Retype word for word the first line of the listing and each line after it up to the line with "0.4, 0.61, 0.5, 0.839, 0.3, 0.3, 0.3, 0.3, 0.3, 0.3];", with the pictures taken out.
○ ○ ○
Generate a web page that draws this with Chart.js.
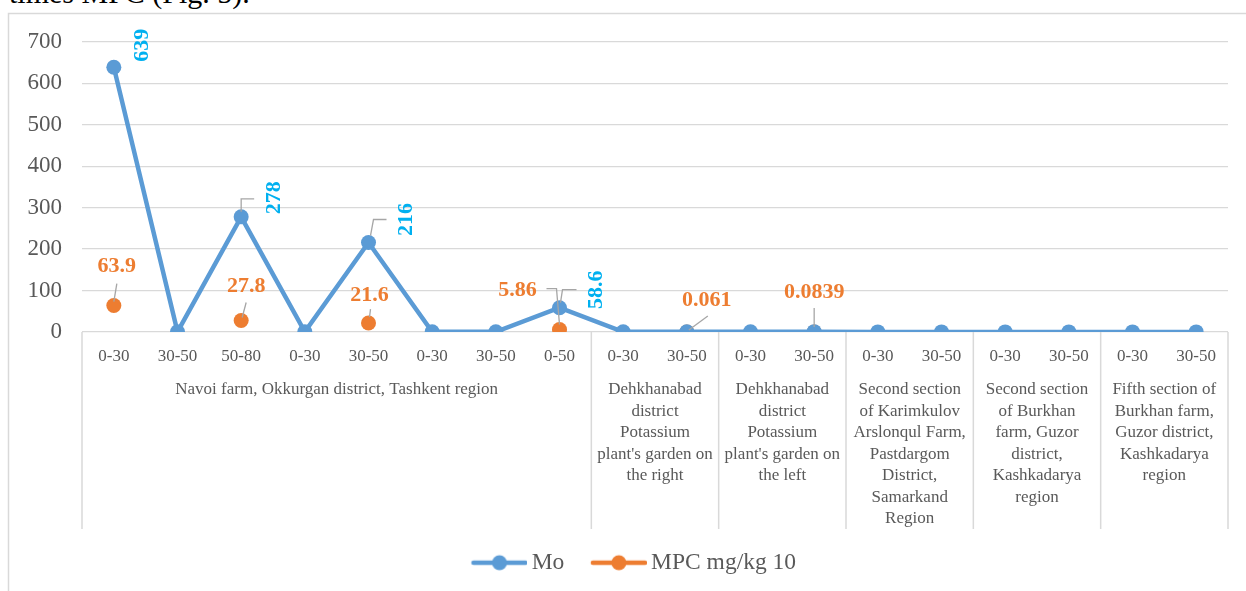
<!DOCTYPE html>
<html>
<head>
<meta charset="utf-8">
<script src="https://cdn.jsdelivr.net/npm/chart.js@4.4.1/dist/chart.umd.min.js"></script>
<style>
  html, body { margin: 0; padding: 0; background: #fff; overflow: hidden; }
  #wrap { position: relative; width: 1246px; height: 591px; }
  #lead { position: absolute; left: 9px; top: -22px; font: 30px/1 "Liberation Serif", serif; color: #000; white-space: nowrap; }
  #c { position: absolute; left: 0; top: 0; }
</style>
</head>
<body>
<div id="wrap">
  <div id="lead">times MPC (Fig. 5).</div>
  <canvas id="c" width="1246" height="591"></canvas>
</div>
<script>
// Sampling depths (cm), one per point
const depthLabels = ['0-30', '30-50', '50-80', '0-30', '30-50', '0-30', '30-50', '0-50',
  '0-30', '30-50', '0-30', '30-50', '0-30', '30-50', '0-30', '30-50', '0-30', '30-50'];

// Mo content, mg/kg
const moValues = [639, 0.4, 278, 0.5, 216, 0.6, 0.5, 58.6,
  0.4, 0.61, 0.5, 0.839, 0.3, 0.3, 0.3, 0.3, 0.3, 0.3];

// Multiples of MPC (10 mg/kg)
const mpcValues = [63.9, null, 27.8, null, 21.6, null, null, 5.86,
  null, 0.061, null, 0.0839, null, null, null, null, null, null];

// Sampling sites, each spanning a run of depths
const groupNames = [
  ['Navoi farm, Okkurgan district, Tashkent region'],
  ['Dehkhanabad', 'district', 'Potassium', "plant's garden on", 'the right'],
  ['Dehkhanabad', 'district', 'Potassium', "plant's garden on", 'the left'],
  ['Second section', 'of Karimkulov', 'Arslonqul Farm,', 'Pastdargom', 'District,', 'Samarkand', 'Region'],
  ['Second section', 'of Burkhan', 'farm, Guzor', 'district,', 'Kashkadarya', 'region'],
  ['Fifth section of', 'Burkhan farm,', 'Guzor district,', 'Kashkadarya', 'region']
];
const groupSizes = [8, 2, 2, 2, 2, 2];

// Axis ticks
const yMin = 0, yMax = 700, yStep = 100;

// Points that carry a value label
const moLabelIdx = [0, 2, 4, 7];
const mpcLabelIdx = [0, 2, 4, 7, 9, 11];

const SERIF = '"Liberation Serif", "Times New Roman", serif';
const TEXT = '#595959';
const GRID = '#D9D9D9';
const BLUE = '#5B9BD5';
const ORANGE = '#ED7D31';
const CYAN = '#00B0F0';

// Label placement relative to the point: centre offset and leader path
const moLabelStyle = {
  0: { dx: 27, dy: -22, leader: null },
  2: { dx: 32, dy: -19, leader: [[0, -5], [0, -18], [13, -18]] },
  4: { dx: 37, dy: -23, leader: [[2, -7], [5, -23], [18, -23]] },
  7: { dx: 36, dy: -18, leader: [[1, -5], [3, -18], [17, -18]] }
};
const mpcLabelStyle = {
  0: { dx: 3, dy: -40, leader: [[0, -4], [3, -22]] },
  2: { dx: 5, dy: -35, leader: [[1, -3], [5, -18]] },
  4: { dx: 1, dy: -29, leader: [[1, -6], [2, -14]] },
  7: { dx: -42, dy: -40, leader: [[0, -5], [-3, -41], [-13, -41]] },
  9: { dx: 20, dy: -33, leader: [[2, -2], [21, -16]] },
  11: { dx: 0, dy: -41, leader: [[0, -5], [0, -24]] }
};

// Legend swatch: line with a centred marker
function legendSwatch(color) {
  const c = document.createElement('canvas');
  const W = 80, H = 18, seg = 56;
  c.width = W; c.height = H;
  const g = c.getContext('2d');
  g.strokeStyle = color; g.lineWidth = 4.5; g.lineCap = 'round';
  g.beginPath(); g.moveTo(W - seg + 2, H / 2); g.lineTo(W - 2, H / 2); g.stroke();
  g.fillStyle = color;
  g.beginPath(); g.arc(W - seg / 2, H / 2, 7.5, 0, Math.PI * 2); g.fill();
  return c;
}

const frame = {
  id: 'frame',
  beforeDraw(chart) {
    const ctx = chart.ctx;
    ctx.save();
    ctx.strokeStyle = GRID; ctx.lineWidth = 1.5;
    ctx.strokeRect(8.5, 13.5, chart.width + 40, chart.height + 40);
    ctx.restore();
  }
};

const siteAxis = {
  id: 'siteAxis',
  afterDraw(chart) {
    const ctx = chart.ctx, x = chart.scales.x, area = chart.chartArea;
    const half = (x.getPixelForValue(1) - x.getPixelForValue(0)) / 2;
    ctx.save();
    ctx.strokeStyle = GRID; ctx.lineWidth = 1.5;
    let start = 0;
    const bounds = [x.getPixelForValue(0) - half];
    groupSizes.forEach(n => { start += n; bounds.push(x.getPixelForValue(start - 1) + half); });
    bounds.forEach(b => {
      ctx.beginPath(); ctx.moveTo(b, area.bottom); ctx.lineTo(b, area.bottom + 197); ctx.stroke();
    });
    ctx.fillStyle = TEXT;
    ctx.font = '17px ' + SERIF;
    ctx.textAlign = 'center'; ctx.textBaseline = 'middle';
    groupNames.forEach((lines, i) => {
      const cx = (bounds[i] + bounds[i + 1]) / 2;
      lines.forEach((t, k) => ctx.fillText(t, cx, area.bottom + 58 + k * 21.5));
    });
    ctx.restore();
  }
};

function drawLeader(ctx, px, py, path) {
  if (!path) return;
  ctx.beginPath();
  path.forEach(([dx, dy], k) => k ? ctx.lineTo(px + dx, py + dy) : ctx.moveTo(px + dx, py + dy));
  ctx.stroke();
}

const valueLabels = {
  id: 'valueLabels',
  afterDatasetsDraw(chart) {
    const ctx = chart.ctx;
    ctx.save();
    ctx.font = 'bold 22px ' + SERIF;
    ctx.textAlign = 'center'; ctx.textBaseline = 'middle';
    ctx.strokeStyle = '#A6A6A6'; ctx.lineWidth = 1.3;
    const moMeta = chart.getDatasetMeta(0), mpcMeta = chart.getDatasetMeta(1);
    moLabelIdx.forEach(i => {
      const p = moMeta.data[i], s = moLabelStyle[i];
      drawLeader(ctx, p.x, p.y, s.leader);
      ctx.save();
      ctx.translate(p.x + s.dx, p.y + s.dy);
      ctx.rotate(-Math.PI / 2);
      ctx.fillStyle = CYAN;
      ctx.fillText(String(moValues[i]), 0, 1);
      ctx.restore();
    });
    mpcLabelIdx.forEach(i => {
      const p = mpcMeta.data[i], s = mpcLabelStyle[i];
      drawLeader(ctx, p.x, p.y, s.leader);
      ctx.fillStyle = ORANGE;
      ctx.fillText(String(mpcValues[i]), p.x + s.dx, p.y + s.dy + 1);
    });
    ctx.restore();
  }
};

const LEG_PAD_B = 6.5;
const AXIS_Y = 332;
const PAD_L = 23;

new Chart(document.getElementById('c'), {
  type: 'line',
  data: {
    labels: depthLabels,
    datasets: [
      {
        label: 'Mo', data: moValues,
        borderColor: BLUE, backgroundColor: BLUE, borderWidth: 4.5,
        pointRadius: 7.5, pointHoverRadius: 7.5, pointBackgroundColor: BLUE, pointBorderWidth: 0,
        tension: 0, pointStyle: 'circle'
      },
      {
        label: 'MPC mg/kg 10', data: mpcValues, showLine: false,
        borderColor: ORANGE, backgroundColor: ORANGE,
        pointRadius: 7.5, pointHoverRadius: 7.5, pointBackgroundColor: ORANGE, pointBorderWidth: 0,
        pointStyle: 'circle'
      }
    ]
  },
  options: {
    responsive: false, animation: false,
    layout: { padding: { left: PAD_L, right: 18, top: 42, bottom: LEG_PAD_B } },
    plugins: {
      tooltip: { enabled: false },
      legend: {
        position: 'bottom',
        labels: {
          font: { family: SERIF, size: 23.5 }, color: TEXT,
          usePointStyle: true, pointStyleWidth: 65, padding: 10,
          generateLabels(chart) {
            return chart.data.datasets.map((d, i) => ({
              text: d.label, pointStyle: legendSwatch(d.borderColor),
              fillStyle: d.borderColor, strokeStyle: d.borderColor, lineWidth: 0,
              fontColor: TEXT, hidden: false, datasetIndex: i
            }));
          }
        }
      }
    },
    scales: {
      x: {
        offset: true,
        grid: { display: false, drawTicks: false },
        border: { display: false },
        ticks: { autoSkip: false, maxRotation: 0, color: TEXT, font: { family: SERIF, size: 17 }, padding: 14 },
        afterFit(scale) {
          const legH = scale.chart.legend ? scale.chart.legend.height : 43;
          scale.height = scale.chart.height - AXIS_Y - LEG_PAD_B - legH;
        }
      },
      y: {
        min: yMin, max: yMax,
        grid: { color: GRID, lineWidth: 1.3, drawTicks: false },
        border: { display: false },
        ticks: { stepSize: yStep, color: TEXT, font: { family: SERIF, size: 23 }, padding: 20 },
        afterFit(scale) { scale.width = 82 - PAD_L; }
      }
    }
  },
  plugins: [frame, siteAxis, valueLabels]
});
</script>
</body>
</html>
○ ○ ○
- _EXERCISE ANSWER_
Generate a web page that draws this with Chart.js.
<!DOCTYPE html>
<html>
<head>
<meta charset="utf-8">
<script src="https://cdn.jsdelivr.net/npm/chart.js@4.4.1/dist/chart.umd.min.js"></script>
<style>
  html, body { margin: 0; padding: 0; background: #fff; overflow: hidden; }
  #wrap { position: relative; width: 1246px; height: 591px; }
  #lead { position: absolute; left: 9px; top: -22px; font: 30px/1 "Liberation Serif", serif; color: #000; white-space: nowrap; }
  #c { position: absolute; left: 0; top: 0; }
</style>
</head>
<body>
<div id="wrap">
  <div id="lead">times MPC (Fig. 5).</div>
  <canvas id="c" width="1246" height="591"></canvas>
</div>
<script>
// Sampling depths (cm), one per point
const depthLabels = ['0-30', '30-50', '50-80', '0-30', '30-50', '0-30', '30-50', '0-50',
  '0-30', '30-50', '0-30', '30-50', '0-30', '30-50', '0-30', '30-50', '0-30', '30-50'];

// Mo content, mg/kg
const moValues = [639, 0.4, 278, 0.5, 216, 0.6, 0.5, 58.6,
  0.4, 0.61, 0.5, 0.839, 0.3, 0.3, 0.3, 0.3, 0.3, 0.3];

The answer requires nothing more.